このところ、映画の感想は旧「ひとこと」やツイッターで軽く触れるだけで、ブログの方には書いていなかったのですが、この作品についてはもう少しちゃんと語りたいと思います。
というわけで、本日、新宿バルト9で観て来た『人生はビギナーズ』。ファーストデイだけあって午後2時50分の回が1時の時点でほぼ満席でしたが、無事入場できました。
ストーリー:数ヶ月前、末期ガンの父を看取った38歳独身のアートディレクター(グラフィックデザイナー?)、オリヴァー(ユアン・マクレガー)。その父ハル(クリストファー・プラマー)は、44年間連れ添った妻(オリヴァーの母)の死後、75歳にしてゲイをカミングアウト。その方面のパーティや会合にも積極的に出席、若い恋人アンディも得るなど、新たな人生を満喫しているように見えた。
父の愛犬アーサーを引き取り、淡々と生活しながらも悲しみと喪失感を抱えるオリヴァーの前に、一風変わったフランス人女優アナ(メラニー・ロラン)が現れる。不器用に愛を育んでいく二人だが、彼女もまた心の内に深い悲しみと孤独を抱いていた──
ポスターやパンフレットのデザイン、また予告編などは、この映画を「ハートウォーミングなロマンティックコメディー」または「人生に向かう勇気を与えてくれる映画」として宣伝しているように見受けられますが、これはそういう作品では決してありません。いわゆる「喪失と再生」「再生と愛」がテーマなのでもありません。

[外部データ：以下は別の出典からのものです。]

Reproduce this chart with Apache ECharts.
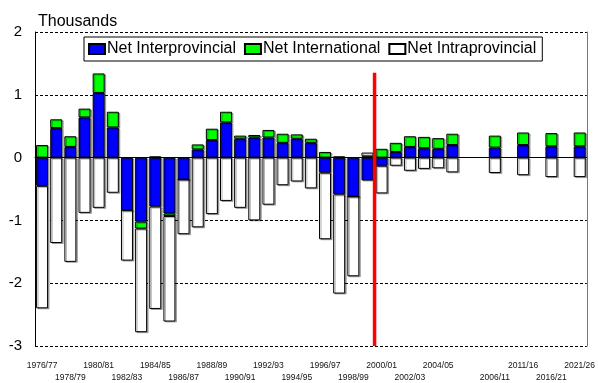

この作品が描いているのは「愛」ではなく「孤独」だと思います。
そして、「孤独」と密接に結びついたもう一つのテーマが「アイデンティティー」。つまり「自分」とは何なのか、この世界に存在していていいものなのか、という根源的な疑問のことです。
ハルの人生を振り返るオリヴァーは、隠れゲイだった父と連れ添った母の人生、更にそういう二人から生まれた自らの人生をも振り返らざるを得ません。オリヴァーやアナの世代は、両親の生きた時代と違い、ゲイであるというだけで、またはユダヤ人であるというだけで(オリヴァーの母もアナもユダヤ系です)迫害されることはないけれど、親たちの生き方はどうしてもその子供たちに影響を与え、自らの人生に対する姿勢をより深い所で無意識裡に決定してしまうものなのかも知れません。そう思うとやるせない気持ちになります。
この家族だけでなく、アナもアンディもオリヴァーの友人も、登場人物は皆、自らの存在の拠り所を求め、どうしようもない孤独を抱えて生きています。
その孤独は「愛」を受容することで癒されるかも知れない。が、決して拭い去られることもない。絶望ではないけれど、生きていく限り逃れられるものではない。
──そのことがひしひしと胸に沁み入り、深い痛みを与える作品でした。
マイク・ミルズ監督の自伝的な作品ということなので、このような解釈は「違う」と言われてしまうかも知れませんが、私はそう捉えました。
打ちのめされたような気分で帰途につきましたが、今年にはいって自分が観た映画の中では今のところベストワン作品です。
先頃アカデミー助演男優賞を受賞したプラマーさんも勿論素敵でしたが、ユアンの繊細な演技が素晴らしいと思いました。